On another creative note, what’s the latest news with Cohen Media Group?
We’re one of the largest distributors of French cinema in the United States. We’ve released seven or eight films already, and have 20 coming up in the next two years. We’re producing as well.
It’s not dissimilar from real estate development. It’s creative, and at the same time we’re creating income streams. Also, I’m at an interesting place in the development of the film industry, because it’s not just theatrical exhibition, but people watching on computers, DVDs, streaming. There are so many different ways to peel the onion.

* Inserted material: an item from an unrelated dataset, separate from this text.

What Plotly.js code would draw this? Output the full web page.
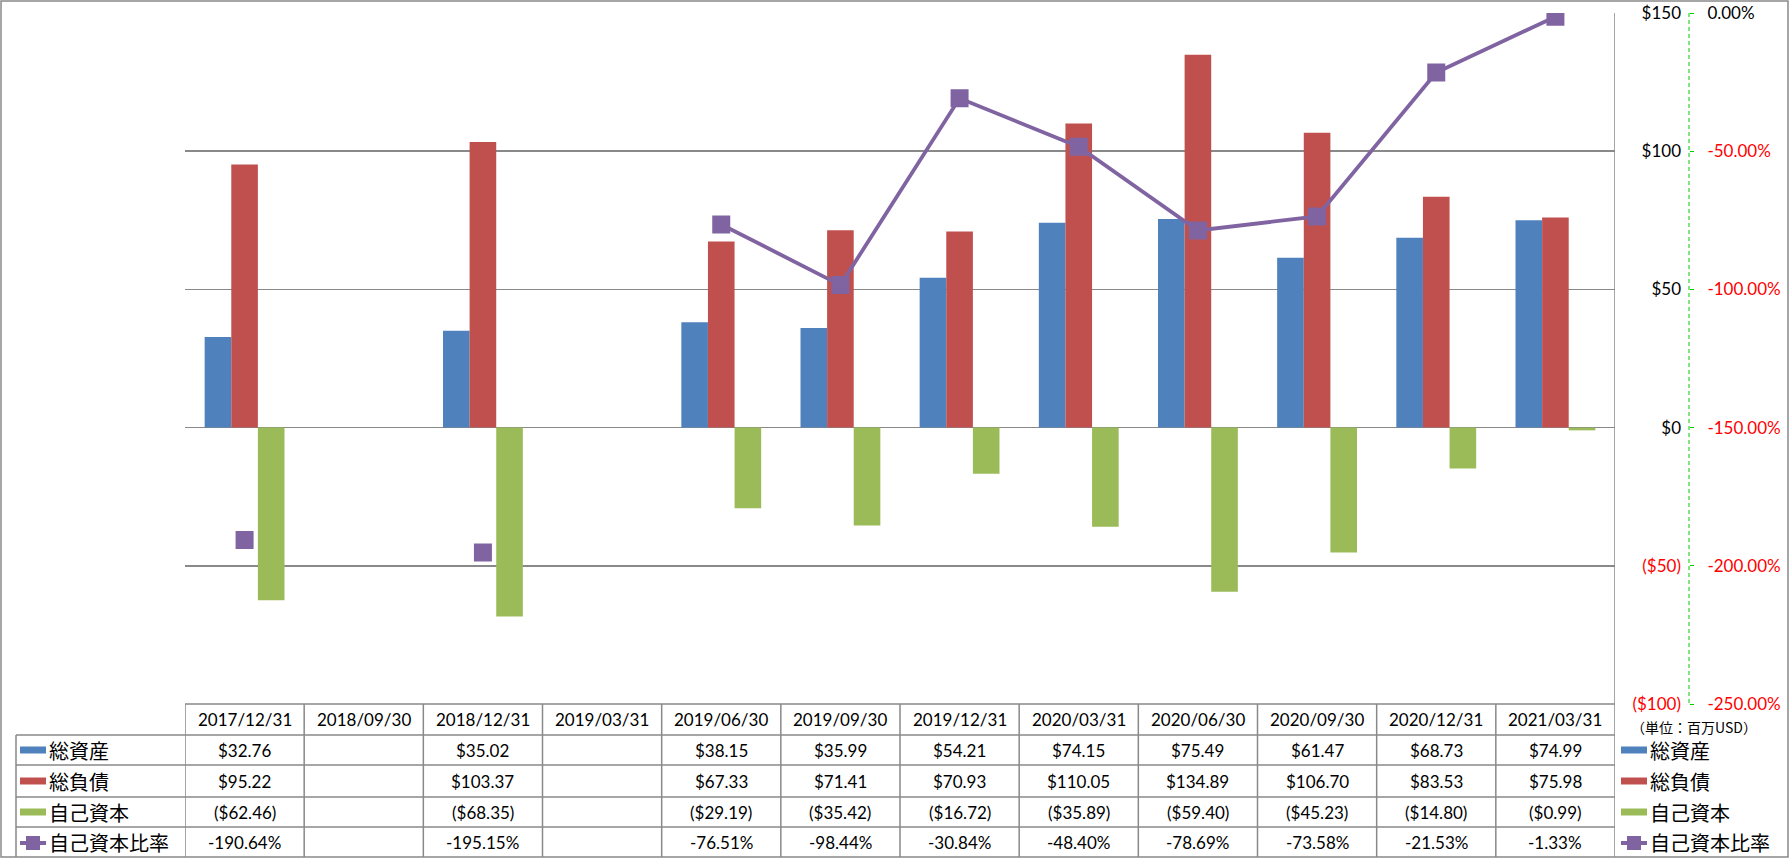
<!DOCTYPE html>
<html><head><meta charset="utf-8">
<script src="https://cdn.plot.ly/plotly-3.0.1.min.js"></script>
<style>html,body{margin:0;padding:0;background:#fff}#chart{width:1789px;height:858px}</style>
</head><body><div id="chart"></div>
<script>
const categories = ['2017/12/31','2018/09/30','2018/12/31','2019/03/31','2019/06/30','2019/09/30','2019/12/31','2020/03/31','2020/06/30','2020/09/30','2020/12/31','2021/03/31'];
const totalAssets = [32.76,null,35.02,null,38.15,35.99,54.21,74.15,75.49,61.47,68.73,74.99];
const totalLiabilities = [95.22,null,103.37,null,67.33,71.41,70.93,110.05,134.89,106.70,83.53,75.98];
const equity = [-62.46,null,-68.35,null,-29.19,-35.42,-16.72,-35.89,-59.40,-45.23,-14.80,-0.99];
const equityRatio = [-190.64,null,-195.15,null,-76.51,-98.44,-30.84,-48.40,-78.69,-73.58,-21.53,-1.33];
const seriesNames = ['総資産','総負債','自己資本','自己資本比率'];
const yTicks = [-100,-50,0,50,100,150];
const y2Ticks = [-250,-200,-150,-100,-50,0];
const unitLabel = '（単位：百万USD）';

const W = 1789, H = 858;
const px = x => x / W;
const py = y => 1 - y / H;
const colors = ['#4F81BD','#C0504D','#9BBB59','#8064A2'];
const gridColor = '#898989';
const NUMFONT = 'Lato, "Open Sans", sans-serif';
const CJKFONT = '"Noto Sans CJK JP", "Noto Sans CJK SC", sans-serif';
const RED = '#FF0000';

function money(v){ if(v===null) return ''; return v<0 ? '($'+Math.abs(v).toFixed(2)+')' : '$'+v.toFixed(2); }
function moneyTick(v){ return v<0 ? '<span style="color:'+RED+'">($'+Math.abs(v)+')</span>' : '$'+v; }
function pct(v){ return v===null ? '' : v.toFixed(2)+'%'; }
function pctTick(v){ return v<0 ? '<span style="color:'+RED+'">'+v.toFixed(2)+'%</span>' : v.toFixed(2)+'%'; }

const traces = [
  {type:'bar', name:seriesNames[0], x:categories, y:totalAssets, marker:{color:colors[0]}, yaxis:'y'},
  {type:'bar', name:seriesNames[1], x:categories, y:totalLiabilities, marker:{color:colors[1]}, yaxis:'y'},
  {type:'bar', name:seriesNames[2], x:categories, y:equity, marker:{color:colors[2]}, yaxis:'y'},
  {type:'scatter', mode:'lines+markers', name:seriesNames[3], x:categories, y:equityRatio, yaxis:'y2',
   connectgaps:false, line:{color:colors[3], width:3.8},
   marker:{symbol:'square', size:16, color:colors[3], line:{color:colors[3], width:2}}}
];

const shapes = [];
const annotations = [];
const lineStyle = {color:gridColor, width:1.5};

// outer border
shapes.push({type:'rect', xref:'paper', yref:'paper', x0:px(1), x1:px(1788), y0:py(857), y1:py(1), line:{color:gridColor, width:1.5}, layer:'above'});
// secondary axis dashed line
shapes.push({type:'line', xref:'paper', yref:'paper', x0:px(1689), x1:px(1689), y0:py(13), y1:py(704), line:{color:'#00CC00', width:1, dash:'4px,3px'}});

// table lines
const rowTops = [704, 735, 765, 797, 827, 857];
const rowCenters = [719.5, 750, 781, 812, 842];
shapes.push({type:'line', xref:'paper', yref:'paper', x0:px(185), x1:px(1615), y0:py(704), y1:py(704), line:lineStyle});
for (let r=1; r<5; r++) {
  shapes.push({type:'line', xref:'paper', yref:'paper', x0:px(16), x1:px(1615), y0:py(rowTops[r]), y1:py(rowTops[r]), line:lineStyle});
}
shapes.push({type:'line', xref:'paper', yref:'paper', x0:px(16), x1:px(16), y0:py(735), y1:py(857), line:lineStyle});
for (let i=0; i<=categories.length; i++) {
  const top = (i===categories.length) ? 13 : 704;
  shapes.push({type:'line', xref:'x', yref:'paper', x0:i-0.5, x1:i-0.5, y0:py(top), y1:py(857), line:lineStyle});
}

// table text
const rows = [totalAssets.map(money), totalLiabilities.map(money), equity.map(money), equityRatio.map(pct)];
categories.forEach((c,i) => {
  annotations.push({xref:'x', yref:'paper', x:i, y:py(rowCenters[0]), text:c, showarrow:false, xanchor:'center', yanchor:'middle', font:{family:NUMFONT, size:17, color:'#000'}});
  rows.forEach((row,r) => {
    if (row[i]) annotations.push({xref:'x', yref:'paper', x:i, y:py(rowCenters[r+1]), text:row[i], showarrow:false, xanchor:'center', yanchor:'middle', font:{family:NUMFONT, size:17, color:'#000'}});
  });
});

// legend keys (left in table, and right side)
function legendKey(x0, r, idx) {
  const cy = rowCenters[r+1];
  if (idx < 3) {
    shapes.push({type:'rect', xref:'paper', yref:'paper', x0:px(x0), x1:px(x0+26), y0:py(cy+3.5), y1:py(cy-3.5), fillcolor:colors[idx], line:{width:0}});
  } else {
    shapes.push({type:'line', xref:'paper', yref:'paper', x0:px(x0), x1:px(x0+26), y0:py(cy+1), y1:py(cy+1), line:{color:colors[3], width:4}});
    shapes.push({type:'rect', xref:'paper', yref:'paper', x0:px(x0+6), x1:px(x0+20), y0:py(cy+8), y1:py(cy-6), fillcolor:colors[3], line:{width:0}});
  }
  annotations.push({xref:'paper', yref:'paper', x:px(x0+27), y:py(cy), text:seriesNames[idx], showarrow:false, xanchor:'left', yanchor:'middle', font:{family:CJKFONT, size:20, color:'#000'}});
}
for (let k=0; k<4; k++) { legendKey(20, k, k); legendKey(1621, k, k); }
annotations.push({xref:'paper', yref:'paper', x:px(1629), y:py(727), text:unitLabel, showarrow:false, xanchor:'left', yanchor:'middle', font:{family:CJKFONT, size:14, color:'#000'}});

const layout = {
  width:W, height:H, margin:{l:0, r:0, t:0, b:0},
  paper_bgcolor:'#fff', plot_bgcolor:'#fff',
  showlegend:false, barmode:'group', bargap:0.33, bargroupgap:0,
  xaxis:{domain:[px(185), px(1615)], type:'category', range:[-0.5, 11.5], autorange:false, showticklabels:false, showgrid:false, zeroline:false, showline:false, ticks:'', automargin:false, fixedrange:true},
  yaxis:{domain:[py(704), py(13)], range:[-100,150], autorange:false, tickvals:yTicks, ticktext:yTicks.map(moneyTick),
         side:'left', anchor:'free', position:px(1681), showgrid:true, gridcolor:gridColor, gridwidth:1.5,
         zeroline:false, showline:false, ticks:'', tickfont:{family:NUMFONT, size:17, color:'#000'}, automargin:false},
  yaxis2:{overlaying:'y', side:'right', anchor:'free', position:px(1689), range:[-250,0], autorange:false, tickvals:y2Ticks, ticktext:y2Ticks.map(pctTick),
          showgrid:false, zeroline:false, showline:false, ticks:'outside', ticklen:4, tickcolor:'#00CC00', tickwidth:1, ticklabelstandoff:10,
          tickfont:{family:NUMFONT, size:17, color:'#000'}, automargin:false},
  shapes:shapes, annotations:annotations
};
Plotly.newPlot('chart', traces, layout, {staticPlot:true, displayModeBar:false});
</script></body></html>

Frozen River came out in 2008. Then independent cinema—especially indie distribution—took a big hit during the recession. Has it been a struggle?
That’s why I jumped in. I’d worked with a third-party distributor on Frozen River. My experience was … educational. I’m choosing my words carefully. And I thought, why not take advantage of an opening and build a new model of film distribution for independent cinema? Do it in a way that’s more cost effective and explores the marketing in nontraditional ways.
There seems to be a pendulum with American movies, from the gritty New Hollywood ’70s to the blockbuster ’80s and then the indie-Sundance ’90s. Where is it now?
Well, I think it’s great for the entrepreneurial American spirit. These days—even in real estate—there are not that many private owners. There’s been a consolidation on the ownership side. What we do is not that different from what the independent filmmakers do—they’re pioneers.
Will you attend the Oscars?
No, I’ll be back in New York.
What’s your pick for Best Picture?
I’d like to see Django Unchained or Amour win it, but they won’t.
I didn’t think it was a great year for movies. But I think Argo will probably win, because it’s a really good TV movie. That’s what people relate to right now. It’s well done for what it is.